Education.com

Will More Testing Improve Schools? (page 2)

National Center for Fair and Open Testing
Updated on Jul 26, 2007

Opportunity to Learn. Too many students attend underfunded schools in which they are denied a fair opportunity to learn. Schools serving low-income children often lack prepared teachers and good libraries, labs and technology, and they have over-crowded classrooms in dilapidated buildings. Too many schools buy test prep materials instead of real books, or force teachers to teach narrowly to the test. Neither students nor teachers should be held accountable for meeting learning goals, including test results, unless they have been given adequate resources. Once given the resources, the goal should be powerful education, not test scores.

Teaching to the Test. Many people understand it is unfair to make major decisions based solely on a test score and unreasonable to expect improvement without providing the means.
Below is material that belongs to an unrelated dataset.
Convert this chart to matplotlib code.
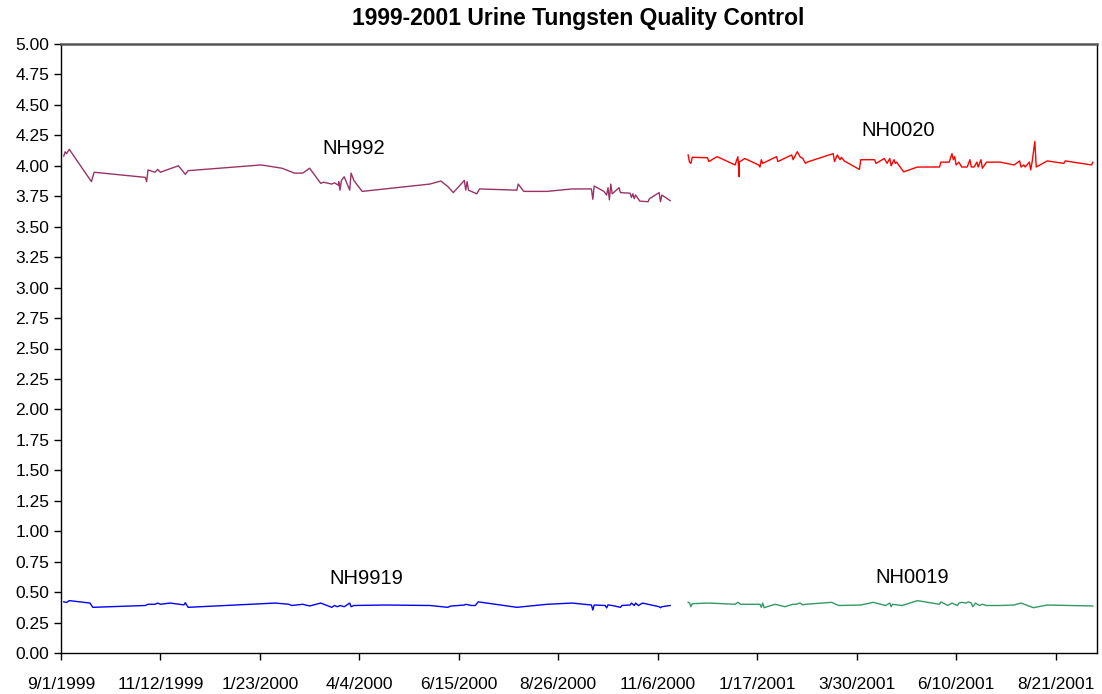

Teaching to the test is more complex. "What's wrong with teaching to the test if students are supposed to learn that material?" they ask. Unfortunately, research continues to show that tests fail to assess many important areas of learning and too often focus on trivia instead of important topics.

  • The group Achieve, which supports testing, found that current state tests do not match state standards and fail to assess whether students are learning higher order thinking skills.
  • Studies of tests that supposedly do a better job of measuring more complex learning, such as the MCAS in Massachusetts, show they also fail to adequately assess the standards. They, too, often emphasize unimportant bits of information or rote procedures and thereby discourage thoughtful work and in-depth learning.

Schools that serve students from higher-income communities do not reduce teaching to test prep. They know their students need far more than can be measured by a standardized test. Fear that their schools will dumb-down to match the tests has led many parents in well-to-do suburbs, such as Scarsdale, NY, and Marin County, CA, to actively oppose, even boycott, the tests.